A coiling guitar figure wraps itself around your consciousness, drawing tighter and tighter. And then… and then… the cowbell comes in.
This, my friends, is as good as it can ever get.
Blue Öyster Cult had been a rather gnarly biker-rock band, all greasy hair, leather trousers, and weird, occult imagery. They even had their own runic symbol, man. Their first three albums are packed with post-Altamont death jams, best summed up by the fantastic ‘Career of Evil’ from their third album, Secret Treaties, a song that begins with the lines, “I plot your rubric scarab, I steal your satellite, I want your wife to be my baby tonight.”
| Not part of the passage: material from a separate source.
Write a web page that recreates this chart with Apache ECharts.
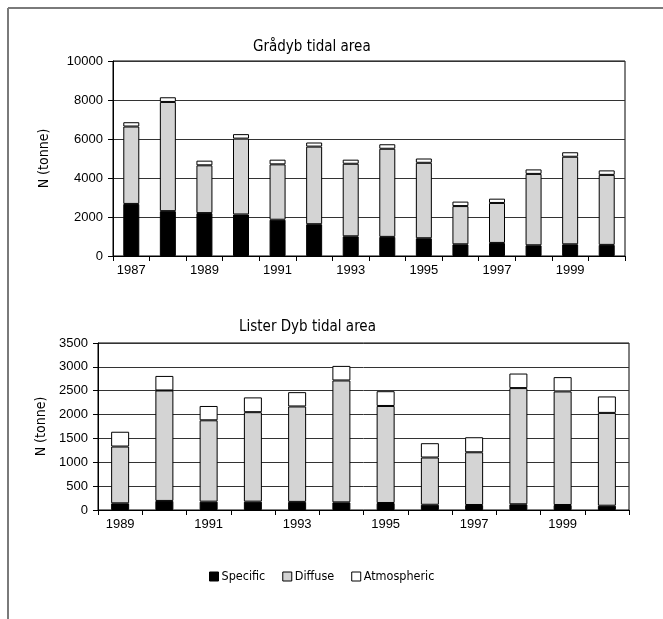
<!DOCTYPE html>
<html>
<head>
<meta charset="utf-8">
<script src="https://cdn.jsdelivr.net/npm/echarts@6/dist/echarts.min.js"></script>
<style>
  html, body { margin: 0; padding: 0; background: #fff; }
  #chart { width: 663px; height: 619px; }
</style>
</head>
<body>
<div id="chart"></div>
<script>
// Grådyb tidal area, 1987-2000
var gradybYears = ['1987', '1988', '1989', '1990', '1991', '1992', '1993', '1994', '1995', '1996', '1997', '1998', '1999', '2000'];
var gradybSpecific = [2670, 2300, 2200, 2130, 1860, 1630, 1010, 980, 910, 600, 670, 550, 600, 570];
var gradybDiffuse = [3970, 5600, 2450, 3890, 2840, 3980, 3720, 4520, 3870, 1960, 2050, 3660, 4490, 3590];
var gradybAtmos = [220, 240, 240, 230, 240, 210, 210, 230, 220, 230, 220, 230, 230, 230];

// Lister Dyb tidal area, 1989-2000
var listerYears = ['1989', '1990', '1991', '1992', '1993', '1994', '1995', '1996', '1997', '1998', '1999', '2000'];
var listerSpecific = [140, 190, 175, 175, 170, 160, 147, 110, 105, 120, 105, 90];
var listerDiffuse = [1190, 2315, 1705, 1875, 2000, 2555, 2033, 990, 1105, 2435, 2380, 1945];
var listerAtmos = [310, 305, 300, 310, 300, 305, 310, 300, 315, 305, 300, 345];

var gradybTicks = { min: 0, max: 10000, interval: 2000 };
var listerTicks = { min: 0, max: 3500, interval: 500 };

var seriesNames = ['Specific', 'Diffuse', 'Atmospheric'];
var seriesColors = ['#000000', '#d4d4d4', '#ffffff'];

var tickFont = "'Liberation Sans', Arial, sans-serif";
var labelFont = "'DejaVu Sans Condensed', 'Liberation Sans Narrow', sans-serif";

var myChart = echarts.init(document.getElementById('chart'));

function xAxisFor(idx, cats) {
    return {
        type: 'category',
        gridIndex: idx,
        data: cats,
        boundaryGap: true,
        axisLine: { lineStyle: { color: '#000', width: 1 } },
        axisTick: { show: true, interval: 0, length: 5, lineStyle: { color: '#000' } },
        axisLabel: { interval: 1, color: '#000', fontFamily: tickFont, fontSize: 13, margin: 8 },
        splitLine: { show: false }
    };
}

function yAxisFor(idx, ticks, gap) {
    return {
        type: 'value',
        gridIndex: idx,
        min: ticks.min,
        max: ticks.max,
        interval: ticks.interval,
        name: 'N (tonne)',
        nameLocation: 'middle',
        nameRotate: 90,
        nameGap: gap,
        nameTextStyle: { color: '#000', fontFamily: labelFont, fontSize: 14 },
        axisLine: { show: true, lineStyle: { color: '#000', width: 1 } },
        axisTick: { show: true, inside: false, length: 5, lineStyle: { color: '#000' } },
        axisLabel: {
            color: '#000', fontFamily: tickFont, fontSize: 13, margin: 10,
            formatter: function (v) { return String(v); }
        },
        splitLine: { show: true, lineStyle: { color: '#333', width: 1 } }
    };
}

function barSeries(idx, stackName, lists, width) {
    return lists.map(function (vals, i) {
        return {
            name: seriesNames[i],
            type: 'bar',
            stack: stackName,
            xAxisIndex: idx,
            yAxisIndex: idx,
            barWidth: width,
            data: vals,
            itemStyle: { color: seriesColors[i], borderColor: '#000', borderWidth: 1 },
            emphasis: { disabled: true }
        };
    });
}

var option = {
    animation: false,
    backgroundColor: '#fff',
    title: [
        {
            text: 'Grådyb tidal area',
            left: 248, top: 35,
            textStyle: { color: '#000', fontFamily: labelFont, fontSize: 15, fontWeight: 'normal' }
        },
        {
            text: 'Lister Dyb tidal area',
            left: 234, top: 315,
            textStyle: { color: '#000', fontFamily: labelFont, fontSize: 15, fontWeight: 'normal' }
        }
    ],
    legend: {
        data: seriesNames,
        left: 204, top: 565,
        icon: 'rect',
        itemWidth: 9, itemHeight: 9, itemGap: 17,
        textStyle: { color: '#000', fontFamily: labelFont, fontSize: 12.5, padding: [0, 0, 0, -2] },
        itemStyle: { borderColor: '#000', borderWidth: 1 }
    },
    grid: [
        { left: 113, right: 38, top: 61, height: 195, show: true, borderColor: '#000', borderWidth: 1, backgroundColor: 'transparent' },
        { left: 98, right: 34, top: 343, height: 167, show: true, borderColor: '#000', borderWidth: 1, backgroundColor: 'transparent' }
    ],
    xAxis: [xAxisFor(0, gradybYears), xAxisFor(1, listerYears)],
    yAxis: [yAxisFor(0, gradybTicks, 62), yAxisFor(1, listerTicks, 47)],
    series: barSeries(0, 'g', [gradybSpecific, gradybDiffuse, gradybAtmos], 16)
        .concat(barSeries(1, 'l', [listerSpecific, listerDiffuse, listerAtmos], 18)),
    graphic: [
        // outer frame: top and left edges only
        { type: 'line', shape: { x1: 8, y1: 8, x2: 663, y2: 8 }, style: { stroke: '#7a7a7a', lineWidth: 2 } },
        { type: 'line', shape: { x1: 8, y1: 8, x2: 8, y2: 619 }, style: { stroke: '#7a7a7a', lineWidth: 2 } }
    ]
};

myChart.setOption(option);
window.addEventListener('resize', function () {
    myChart.resize();
});
</script>
</body>
</html>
But on their fourth record, Agents of Fortune, the band cleaned up the production a little, streamlined their sound, and unleashed a record that possessed a winking theatricality, full of songs about UFOs, weird people, kinky sex, and vampires, but still packed with punchy riffs and – crucially – big pop hooks. And the crowning masterpiece of the album, of Blue Öyster Cult’s entire career, was the incredible ‘(Don’t Fear) The Reaper’, an otherworldly ballad that captured an ethereal horror unlike anything else in rock and roll.
Composed and sung by guitarist Donald ‘Buck Dharma’ Roeser, the song is a haunting voyage into the abyss, of a doomed couple, of murmurings of suicide, possibly murder, ending up in the loving embrace of Mr Death himself. If Edgar Allan Poe ever wrote a rock and roll song, it would probably sound like this. And the music rises to the occasion, the Blue Öyster Cult sacrificing their usual hard rock attack in favour of something more subtle, an insidious melody that worms its way into your soul, refusing to let go. This is one of those songs that sounds like it’s always been there, always lurking in the shadows of reality, waiting to make its presence felt.
The song was a huge hit for the band, but also managed to work its way into other creative works, becoming a mainstay of horror cinema, the sweeping melodrama of Roeser’s lyric and melody providing a perfect backdrop to some of Hollywood’s most chilling moments. John Carpenter used the song in his classic slasher movie Halloween, whilst Stephen King claims it was the inspiration for his apocalyptic fantasy masterpiece The Stand.
But as we dive headlong into the season of evil, we should take a moment, play this song, and marvel as the curtains blow open, revealing the spectre of The Grim Reaper, come to take us with a smile on his skeletal face.